Kadın mimar olmaksa ne zor ne de kolay. Alışılagelenden sadece biraz daha farklı diyebiliriz. Ataerkil inşaat sektöründe kadın olmak, işverenlerin, yüklenicilerin iletişim şekillerini değiştirmesi anlamına gelebiliyor. İçinde bulunduğumuz coğrafyanın da etkisi var tabii, daha el ense yapılabilecek anlaşmalar daha profesyonelde ilerleyebiliyor biz belli bir mesafede olunca. Bunun dışında kadın olmanın kattığı ciddi bir empati ve uzlaşma yöntemi var ki bu da anlaşmalara pozitif olarak yansıyor.

İki genç, başarılı kadın olarak ‘kadın mimar’ kavramının sizdeki yansımalarını merak ediyorum. Bu aslında hepinizin de bildiği gibi çok uluslararası bir tartışma konusu. Bu kullanımı etimolojik olarak doğru buluyor musunuz? Sizce bu terim ayrıştırmanın temellerini mi güçlendiriyor yoksa sorunları tartışabilmek için uygun alanı mı tanımlıyor?

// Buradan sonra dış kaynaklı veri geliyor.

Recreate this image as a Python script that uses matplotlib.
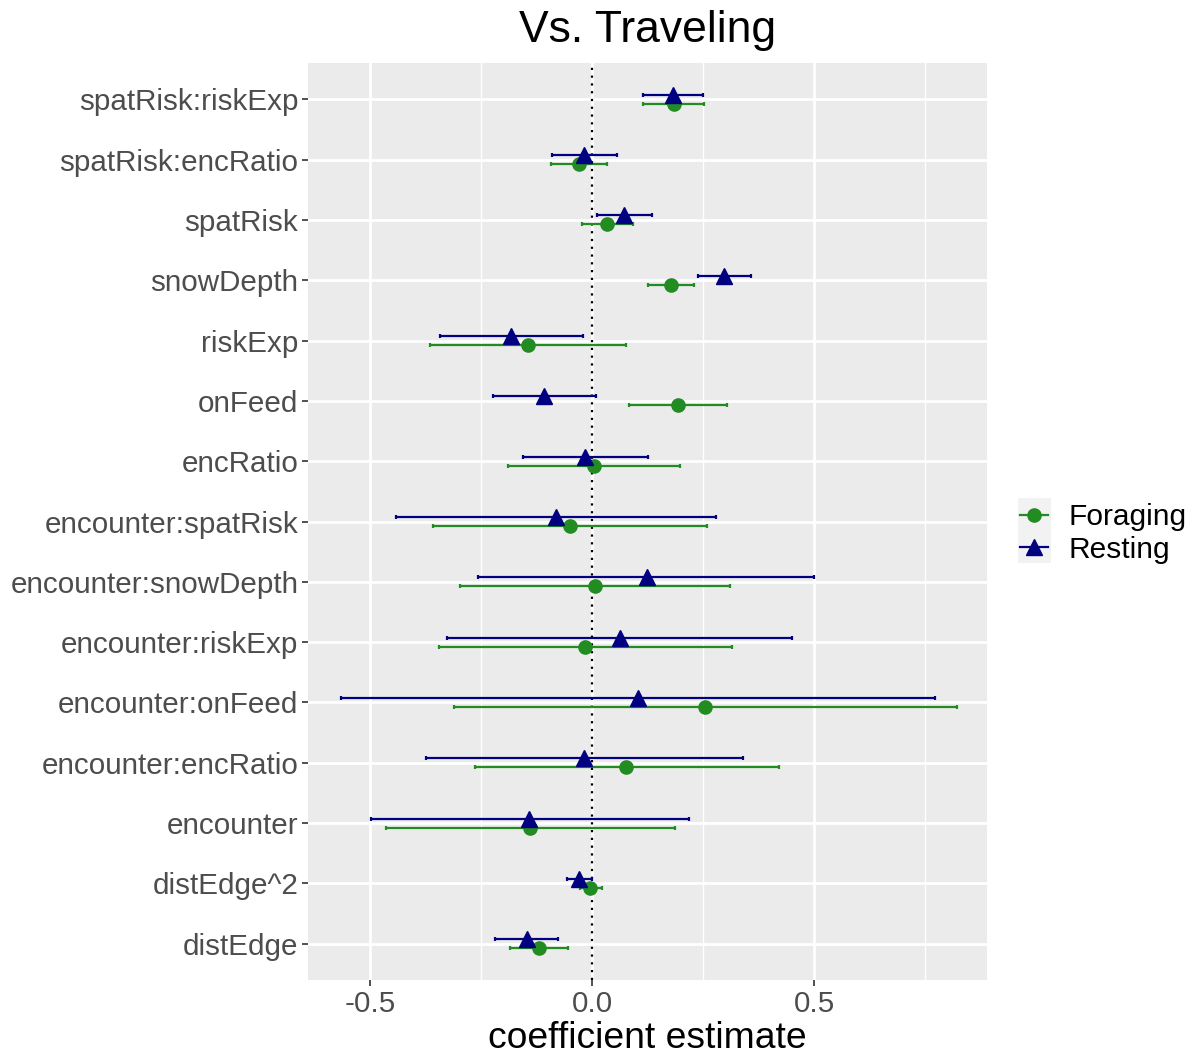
import numpy as np
import matplotlib.pyplot as plt
from matplotlib.lines import Line2D
from matplotlib.patches import Rectangle

plt.rcParams['font.family'] = ['Liberation Sans', 'DejaVu Sans']

# bottom to top, as on the y axis
terms = ['distEdge', 'distEdge^2', 'encounter', 'encounter:encRatio',
         'encounter:onFeed', 'encounter:riskExp', 'encounter:snowDepth',
         'encounter:spatRisk', 'encRatio', 'onFeed', 'riskExp',
         'snowDepth', 'spatRisk', 'spatRisk:encRatio', 'spatRisk:riskExp']

forage_est = [-0.120, -0.004, -0.140, 0.077, 0.255, -0.015, 0.007,
              -0.049, 0.004, 0.194, -0.144, 0.177, 0.034, -0.029, 0.184]
forage_lo = [-0.184, -0.027, -0.465, -0.264, -0.311, -0.344, -0.297,
             -0.358, -0.189, 0.084, -0.364, 0.127, -0.023, -0.093, 0.115]
forage_hi = [-0.054, 0.023, 0.187, 0.421, 0.822, 0.316, 0.311,
             0.259, 0.198, 0.304, 0.077, 0.229, 0.093, 0.034, 0.252]

rest_est = [-0.147, -0.030, -0.141, -0.018, 0.104, 0.062, 0.123,
            -0.081, -0.016, -0.107, -0.182, 0.297, 0.073, -0.017, 0.182]
rest_lo = [-0.218, -0.057, -0.497, -0.374, -0.566, -0.327, -0.257,
           -0.441, -0.155, -0.223, -0.342, 0.238, 0.011, -0.089, 0.115]
rest_hi = [-0.076, 0.000, 0.219, 0.341, 0.773, 0.451, 0.501,
           0.279, 0.127, 0.010, -0.020, 0.359, 0.136, 0.057, 0.250]

green = '#228B22'
navy = '#000080'

fig = plt.figure(figsize=(11.96, 10.55), dpi=100)
ax = fig.add_axes([308 / 1196, 1 - 980 / 1055, 679 / 1196, 917 / 1055])
ax.set_facecolor('#EBEBEB')

y = np.arange(1, len(terms) + 1)
dodge = 0.075

def draw(est, lo, hi, yy, color, marker, ms):
    est = np.array(est)
    err = [est - np.array(lo), np.array(hi) - est]
    ax.errorbar(est, yy, xerr=err, fmt='none', ecolor=color, elinewidth=1.6,
                capsize=1.5, capthick=1.6, zorder=3)
    ax.plot(est, yy, linestyle='none', marker=marker, color=color,
            markersize=ms, zorder=4)

draw(forage_est, forage_lo, forage_hi, y - dodge, green, 'o', 9.5)
draw(rest_est, rest_lo, rest_hi, y + dodge, navy, '^', 11.5)

ax.axvline(0, color='black', linestyle=(0, (1, 2.5)), linewidth=1.6, zorder=2)

ax.set_xlim(-0.6396, 0.8896)
ax.set_ylim(0.4, len(terms) + 0.6)
ax.set_xticks([-0.5, 0.0, 0.5])
ax.set_xticklabels(['-0.5', '0.0', '0.5'])
ax.set_xticks([-0.25, 0.25, 0.75], minor=True)
ax.set_yticks(y)
ax.set_yticklabels(terms)

ax.grid(which='major', color='white', linewidth=2, zorder=0)
ax.grid(which='minor', axis='x', color='white', linewidth=1, zorder=0)
ax.set_axisbelow(True)
for s in ax.spines.values():
    s.set_visible(False)

ax.tick_params(axis='both', which='major', length=4, width=1.2,
               color='#333333', labelcolor='#4D4D4D', labelsize=21.3, pad=3)
ax.tick_params(axis='both', which='minor', length=0)

ax.set_xlabel('coefficient estimate', fontsize=26.8, color='black', labelpad=2)
ax.set_title('Vs. Traveling', fontsize=32, color='black', pad=15)

# legend
fig.patches.append(Rectangle((1018 / 1196, 1 - 563 / 1055), 33 / 1196, 65 / 1055,
                             transform=fig.transFigure, facecolor='#F2F2F2',
                             edgecolor='none', zorder=0))
handles = [Line2D([], [], color=green, marker='o', markersize=9.5, linewidth=1.6),
           Line2D([], [], color=navy, marker='^', markersize=11.5, linewidth=1.6)]
fig.legend(handles, ['Foraging', 'Resting'], loc='center left',
           bbox_to_anchor=(1020 / 1196, 1 - 533.5 / 1055), frameon=False,
           fontsize=21.5, handlelength=0.95, handletextpad=0.68,
           labelspacing=0.15, borderpad=0, borderaxespad=0)

fig.savefig('out.png', dpi=100)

Bu kavramın bu şekilde dillendirilmesi, daha önce sıkça karşılaşılmayan bir olgu olmasıyla bağlantılı. Bu anlamda içinde bulunduğumuz coğrafyada bu kavramın tartışma zemini oluşturmasını olumlu buluyorum. Umarım bundan birkaç yıl sonra kadınların sesi mimarlık ortamında daha çok duyulur ve eşitlikçi bir zemin oluşur. O zaman artık İskandinav ülkelerindeki gibi bu ayrıştırmaya / tanımlamaya gerek kalmaz. Bununla beraber biz kadın mimar olmanın, kadın gibi mimarlık yapmanın (aksi zaten mümkün değil) haklı gururunu yaşıyoruz. Başka bir bakış açısı getirebiliyoruz konulara. Bazen daha hassas veya hayalperest yaklaşımlarımız oluyor, bunlar işlerimizi zenginleştiriyor ve özgün kılıyor.